■ SOURCE DATA ■
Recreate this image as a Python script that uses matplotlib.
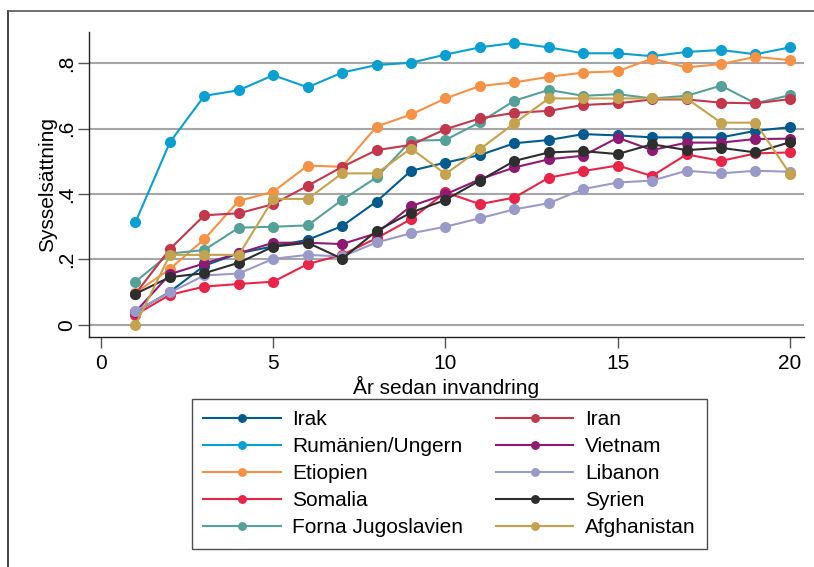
import matplotlib
matplotlib.use("Agg")
import matplotlib.pyplot as plt
from matplotlib.lines import Line2D

plt.rcParams["font.family"] = ["Liberation Sans", "DejaVu Sans"]

years = list(range(1, 21))

irak = [0.040, 0.101, 0.181, 0.219, 0.240, 0.260, 0.302, 0.377, 0.471, 0.496,
        0.519, 0.555, 0.565, 0.583, 0.579, 0.573, 0.573, 0.573, 0.593, 0.604]
rumanien = [0.314, 0.558, 0.700, 0.717, 0.763, 0.726, 0.771, 0.794, 0.801, 0.826,
            0.848, 0.862, 0.848, 0.830, 0.830, 0.821, 0.834, 0.840, 0.827, 0.848]
etiopien = [0.098, 0.171, 0.262, 0.379, 0.407, 0.487, 0.483, 0.606, 0.643, 0.692,
            0.730, 0.741, 0.758, 0.771, 0.775, 0.814, 0.787, 0.797, 0.819, 0.809]
somalia = [0.031, 0.092, 0.117, 0.125, 0.132, 0.186, 0.214, 0.265, 0.323, 0.405,
           0.369, 0.389, 0.450, 0.470, 0.487, 0.455, 0.521, 0.501, 0.524, 0.527]
jugoslavien = [0.132, 0.218, 0.229, 0.297, 0.300, 0.304, 0.382, 0.451, 0.563, 0.565,
               0.619, 0.685, 0.718, 0.700, 0.705, 0.692, 0.700, 0.731, 0.677, 0.702]
iran = [0.095, 0.232, 0.335, 0.341, 0.369, 0.425, 0.483, 0.534, 0.550, 0.598,
        0.631, 0.648, 0.654, 0.672, 0.677, 0.689, 0.689, 0.679, 0.677, 0.690]
vietnam = [0.040, 0.155, 0.188, 0.219, 0.251, 0.251, 0.247, 0.280, 0.363, 0.399,
           0.445, 0.481, 0.506, 0.517, 0.572, 0.534, 0.557, 0.557, 0.568, 0.569]
libanon = [0.043, 0.099, 0.151, 0.157, 0.202, 0.214, 0.209, 0.252, 0.280, 0.300,
           0.326, 0.353, 0.372, 0.415, 0.435, 0.441, 0.471, 0.463, 0.471, 0.468]
syrien = [0.095, 0.146, 0.158, 0.190, 0.239, 0.251, 0.202, 0.287, 0.343, 0.382,
          0.441, 0.501, 0.527, 0.531, 0.522, 0.552, 0.534, 0.541, 0.527, 0.558]
afghanistan = [0.000, 0.214, 0.214, 0.214, 0.385, 0.385, 0.463, 0.463, 0.539, 0.461,
               0.537, 0.616, 0.692, 0.692, 0.692, 0.692, 0.692, 0.618, 0.618, 0.462]

series = [
    ("Irak", irak, "#025b8c"),
    ("Rumänien/Ungern", rumanien, "#0a9fd0"),
    ("Etiopien", etiopien, "#f79146"),
    ("Somalia", somalia, "#e82449"),
    ("Forna Jugoslavien", jugoslavien, "#56a197"),
    ("Iran", iran, "#c1374b"),
    ("Vietnam", vietnam, "#8e1b73"),
    ("Libanon", libanon, "#9a9ac9"),
    ("Syrien", syrien, "#2e2e2e"),
    ("Afghanistan", afghanistan, "#c4a24f"),
]

x_ticks = [0, 5, 10, 15, 20]
y_ticks = [0, 0.2, 0.4, 0.6, 0.8]
y_ticklabels = ["0", ".2", ".4", ".6", ".8"]

W, H = 814, 567
fig = plt.figure(figsize=(W / 100, H / 100), dpi=100)
ax = fig.add_axes([89 / W, 1 - 337 / H, (804 - 89) / W, (337 - 32) / H])

for name, vals, col in series:
    ax.plot(years, vals, color=col, lw=1.5, marker="o", ms=8,
            markeredgewidth=0, label=name)

ax.set_xlim(-0.35, 20.41)
ax.set_ylim(-0.037, 0.895)
ax.set_xticks(x_ticks)
ax.set_yticks(y_ticks)
ax.set_yticklabels(y_ticklabels, rotation=90, va="center")
ax.tick_params(axis="both", labelsize=15, length=8, width=1, color="#555555",
               direction="out")
ax.tick_params(axis="x", pad=4)
ax.tick_params(axis="y", pad=1.5)
ax.yaxis.grid(True, color="#a6a6a6", lw=1.5)
ax.set_axisbelow(True)
for s in ("top", "right"):
    ax.spines[s].set_visible(False)
for s in ("left", "bottom"):
    ax.spines[s].set_color("#222222")
    ax.spines[s].set_linewidth(1.0)

ax.set_xlabel("År sedan invandring", fontsize=15, labelpad=2)
ax.set_ylabel("Sysselsättning", fontsize=15, labelpad=0)

leg = fig.legend(loc="upper left", bbox_to_anchor=(192 / W, 1 - 399 / H),
                 ncol=2, fontsize=15, frameon=True, fancybox=False,
                 edgecolor="#222222", handlelength=3.7, handletextpad=0.55,
                 columnspacing=1.6, labelspacing=0.38, borderpad=0.55,
                 markerscale=0.8, borderaxespad=0)
leg.get_frame().set_linewidth(1.0)

# outer frame around the graph region
fig.add_artist(Line2D([8 / W, 8 / W], [0, 1 - 11 / H], transform=fig.transFigure,
                      color="#222222", lw=1.2))
fig.add_artist(Line2D([8 / W, 1], [1 - 11 / H, 1 - 11 / H], transform=fig.transFigure,
                      color="#555555", lw=1.2))

fig.savefig("out.png", dpi=100, facecolor="white")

■ WHAT IS ASKED ■
Omit the pictures and reproduce the listing exactly.

■ OUTPUT FOR THIS TASK ■
Recreate this image as a Python script that uses matplotlib.
import matplotlib
matplotlib.use("Agg")
import matplotlib.pyplot as plt
from matplotlib.lines import Line2D

plt.rcParams["font.family"] = ["Liberation Sans", "DejaVu Sans"]

years = list(range(1, 21))

irak = [0.040, 0.101, 0.181, 0.219, 0.240, 0.260, 0.302, 0.377, 0.471, 0.496,
        0.519, 0.555, 0.565, 0.583, 0.579, 0.573, 0.573, 0.573, 0.593, 0.604]
rumanien = [0.314, 0.558, 0.700, 0.717, 0.763, 0.726, 0.771, 0.794, 0.801, 0.826,
            0.848, 0.862, 0.848, 0.830, 0.830, 0.821, 0.834, 0.840, 0.827, 0.848]
etiopien = [0.098, 0.171, 0.262, 0.379, 0.407, 0.487, 0.483, 0.606, 0.643, 0.692,
            0.730, 0.741, 0.758, 0.771, 0.775, 0.814, 0.787, 0.797, 0.819, 0.809]
somalia = [0.031, 0.092, 0.117, 0.125, 0.132, 0.186, 0.214, 0.265, 0.323, 0.405,
           0.369, 0.389, 0.450, 0.470, 0.487, 0.455, 0.521, 0.501, 0.524, 0.527]
jugoslavien = [0.132, 0.218, 0.229, 0.297, 0.300, 0.304, 0.382, 0.451, 0.563, 0.565,
               0.619, 0.685, 0.718, 0.700, 0.705, 0.692, 0.700, 0.731, 0.677, 0.702]
iran = [0.095, 0.232, 0.335, 0.341, 0.369, 0.425, 0.483, 0.534, 0.550, 0.598,
        0.631, 0.648, 0.654, 0.672, 0.677, 0.689, 0.689, 0.679, 0.677, 0.690]
vietnam = [0.040, 0.155, 0.188, 0.219, 0.251, 0.251, 0.247, 0.280, 0.363, 0.399,
           0.445, 0.481, 0.506, 0.517, 0.572, 0.534, 0.557, 0.557, 0.568, 0.569]
libanon = [0.043, 0.099, 0.151, 0.157, 0.202, 0.214, 0.209, 0.252, 0.280, 0.300,
           0.326, 0.353, 0.372, 0.415, 0.435, 0.441, 0.471, 0.463, 0.471, 0.468]
syrien = [0.095, 0.146, 0.158, 0.190, 0.239, 0.251, 0.202, 0.287, 0.343, 0.382,
          0.441, 0.501, 0.527, 0.531, 0.522, 0.552, 0.534, 0.541, 0.527, 0.558]
afghanistan = [0.000, 0.214, 0.214, 0.214, 0.385, 0.385, 0.463, 0.463, 0.539, 0.461,
               0.537, 0.616, 0.692, 0.692, 0.692, 0.692, 0.692, 0.618, 0.618, 0.462]

series = [
    ("Irak", irak, "#025b8c"),
    ("Rumänien/Ungern", rumanien, "#0a9fd0"),
    ("Etiopien", etiopien, "#f79146"),
    ("Somalia", somalia, "#e82449"),
    ("Forna Jugoslavien", jugoslavien, "#56a197"),
    ("Iran", iran, "#c1374b"),
    ("Vietnam", vietnam, "#8e1b73"),
    ("Libanon", libanon, "#9a9ac9"),
    ("Syrien", syrien, "#2e2e2e"),
    ("Afghanistan", afghanistan, "#c4a24f"),
]

x_ticks = [0, 5, 10, 15, 20]
y_ticks = [0, 0.2, 0.4, 0.6, 0.8]
y_ticklabels = ["0", ".2", ".4", ".6", ".8"]

W, H = 814, 567
fig = plt.figure(figsize=(W / 100, H / 100), dpi=100)
ax = fig.add_axes([89 / W, 1 - 337 / H, (804 - 89) / W, (337 - 32) / H])

for name, vals, col in series:
    ax.plot(years, vals, color=col, lw=1.5, marker="o", ms=8,
            markeredgewidth=0, label=name)

ax.set_xlim(-0.35, 20.41)
ax.set_ylim(-0.037, 0.895)
ax.set_xticks(x_ticks)
ax.set_yticks(y_ticks)
ax.set_yticklabels(y_ticklabels, rotation=90, va="center")
ax.tick_params(axis="both", labelsize=15, length=8, width=1, color="#555555",
               direction="out")
ax.tick_params(axis="x", pad=4)
ax.tick_params(axis="y", pad=1.5)
ax.yaxis.grid(True, color="#a6a6a6", lw=1.5)
ax.set_axisbelow(True)
for s in ("top", "right"):
    ax.spines[s].set_visible(False)
for s in ("left", "bottom"):
    ax.spines[s].set_color("#222222")
    ax.spines[s].set_linewidth(1.0)

ax.set_xlabel("År sedan invandring", fontsize=15, labelpad=2)
ax.set_ylabel("Sysselsättning", fontsize=15, labelpad=0)

leg = fig.legend(loc="upper left", bbox_to_anchor=(192 / W, 1 - 399 / H),
                 ncol=2, fontsize=15, frameon=True, fancybox=False,
                 edgecolor="#222222", handlelength=3.7, handletextpad=0.55,
                 columnspacing=1.6, labelspacing=0.38, borderpad=0.55,
                 markerscale=0.8, borderaxespad=0)
leg.get_frame().set_linewidth(1.0)

# outer frame around the graph region
fig.add_artist(Line2D([8 / W, 8 / W], [0, 1 - 11 / H], transform=fig.transFigure,
                      color="#222222", lw=1.2))
fig.add_artist(Line2D([8 / W, 1], [1 - 11 / H, 1 - 11 / H], transform=fig.transFigure,
                      color="#555555", lw=1.2))

fig.savefig("out.png", dpi=100, facecolor="white")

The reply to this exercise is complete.